### Prompt
Report back each line of the records that contains the string "this".

### Exercise materials

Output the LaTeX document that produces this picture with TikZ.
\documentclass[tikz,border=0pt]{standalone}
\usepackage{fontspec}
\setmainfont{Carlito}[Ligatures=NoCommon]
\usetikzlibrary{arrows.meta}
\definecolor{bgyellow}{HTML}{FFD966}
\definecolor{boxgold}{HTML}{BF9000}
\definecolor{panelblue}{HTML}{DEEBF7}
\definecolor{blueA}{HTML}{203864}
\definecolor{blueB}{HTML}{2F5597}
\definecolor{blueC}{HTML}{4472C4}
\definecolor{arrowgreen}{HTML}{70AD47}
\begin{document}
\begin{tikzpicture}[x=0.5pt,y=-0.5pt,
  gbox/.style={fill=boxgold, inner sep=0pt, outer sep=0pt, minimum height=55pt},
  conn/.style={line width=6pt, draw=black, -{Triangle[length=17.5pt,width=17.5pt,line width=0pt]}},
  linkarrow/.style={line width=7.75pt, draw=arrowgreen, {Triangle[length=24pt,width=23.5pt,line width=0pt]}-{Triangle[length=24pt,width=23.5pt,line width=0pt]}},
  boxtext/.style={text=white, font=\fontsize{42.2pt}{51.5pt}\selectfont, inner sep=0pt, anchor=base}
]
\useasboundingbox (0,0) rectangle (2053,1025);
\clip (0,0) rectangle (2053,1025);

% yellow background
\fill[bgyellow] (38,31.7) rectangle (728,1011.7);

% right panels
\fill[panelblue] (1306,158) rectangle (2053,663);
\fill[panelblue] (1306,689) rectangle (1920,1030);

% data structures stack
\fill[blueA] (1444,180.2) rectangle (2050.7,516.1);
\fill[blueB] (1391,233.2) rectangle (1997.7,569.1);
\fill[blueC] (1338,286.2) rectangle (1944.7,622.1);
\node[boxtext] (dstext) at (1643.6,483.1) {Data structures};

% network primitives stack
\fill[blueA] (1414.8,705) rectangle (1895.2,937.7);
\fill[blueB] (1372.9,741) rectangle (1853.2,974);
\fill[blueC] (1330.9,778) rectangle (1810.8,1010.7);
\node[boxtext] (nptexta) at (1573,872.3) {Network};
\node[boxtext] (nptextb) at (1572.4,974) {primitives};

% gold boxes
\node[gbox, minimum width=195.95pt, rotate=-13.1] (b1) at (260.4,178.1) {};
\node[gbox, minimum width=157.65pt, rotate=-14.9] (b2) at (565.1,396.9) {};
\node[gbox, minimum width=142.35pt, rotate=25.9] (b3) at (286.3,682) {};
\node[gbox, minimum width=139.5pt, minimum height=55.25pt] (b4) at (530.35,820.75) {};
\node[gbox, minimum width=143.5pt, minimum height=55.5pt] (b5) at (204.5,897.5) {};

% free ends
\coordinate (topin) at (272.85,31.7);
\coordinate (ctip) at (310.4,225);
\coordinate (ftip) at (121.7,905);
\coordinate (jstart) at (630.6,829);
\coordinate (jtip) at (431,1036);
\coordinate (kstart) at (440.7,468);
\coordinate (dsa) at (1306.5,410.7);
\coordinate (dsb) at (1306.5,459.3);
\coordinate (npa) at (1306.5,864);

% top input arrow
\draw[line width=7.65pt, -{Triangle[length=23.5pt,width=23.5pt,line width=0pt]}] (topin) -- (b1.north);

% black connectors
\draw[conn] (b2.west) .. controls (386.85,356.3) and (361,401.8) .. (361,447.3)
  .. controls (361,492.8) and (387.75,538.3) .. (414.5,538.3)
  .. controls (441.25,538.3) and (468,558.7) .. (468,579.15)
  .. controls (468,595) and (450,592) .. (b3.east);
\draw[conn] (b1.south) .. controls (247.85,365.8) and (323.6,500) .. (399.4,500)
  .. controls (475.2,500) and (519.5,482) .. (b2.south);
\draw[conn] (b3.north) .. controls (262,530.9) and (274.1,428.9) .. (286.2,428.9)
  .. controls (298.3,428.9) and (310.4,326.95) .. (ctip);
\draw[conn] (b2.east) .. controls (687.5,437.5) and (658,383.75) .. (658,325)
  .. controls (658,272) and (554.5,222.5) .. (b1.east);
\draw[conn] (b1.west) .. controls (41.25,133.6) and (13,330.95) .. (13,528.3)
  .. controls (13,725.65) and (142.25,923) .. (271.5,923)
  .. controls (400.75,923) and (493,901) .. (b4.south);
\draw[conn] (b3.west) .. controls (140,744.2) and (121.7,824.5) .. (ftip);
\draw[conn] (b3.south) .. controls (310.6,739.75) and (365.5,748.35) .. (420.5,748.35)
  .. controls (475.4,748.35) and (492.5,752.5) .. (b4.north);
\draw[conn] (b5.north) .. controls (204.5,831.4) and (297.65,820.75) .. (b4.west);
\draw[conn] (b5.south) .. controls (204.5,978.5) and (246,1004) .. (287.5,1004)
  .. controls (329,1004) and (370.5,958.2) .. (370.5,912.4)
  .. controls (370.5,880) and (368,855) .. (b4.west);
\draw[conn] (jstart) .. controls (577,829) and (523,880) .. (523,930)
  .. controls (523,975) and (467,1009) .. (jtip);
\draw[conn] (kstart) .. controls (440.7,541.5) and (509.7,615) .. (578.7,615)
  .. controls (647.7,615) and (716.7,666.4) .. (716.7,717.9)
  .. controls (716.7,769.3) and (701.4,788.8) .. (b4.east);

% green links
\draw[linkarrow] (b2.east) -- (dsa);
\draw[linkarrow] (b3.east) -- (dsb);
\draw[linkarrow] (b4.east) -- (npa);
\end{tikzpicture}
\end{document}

==

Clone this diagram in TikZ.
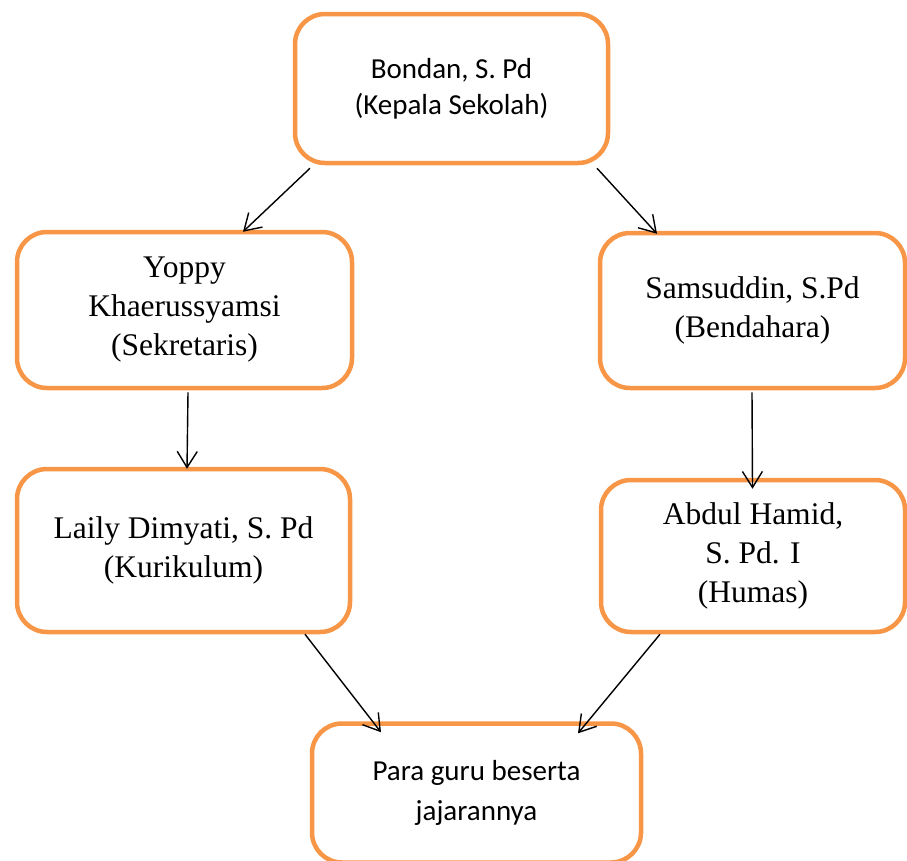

### Expected output
Output the LaTeX document that produces this picture with TikZ.
Clone this diagram in TikZ.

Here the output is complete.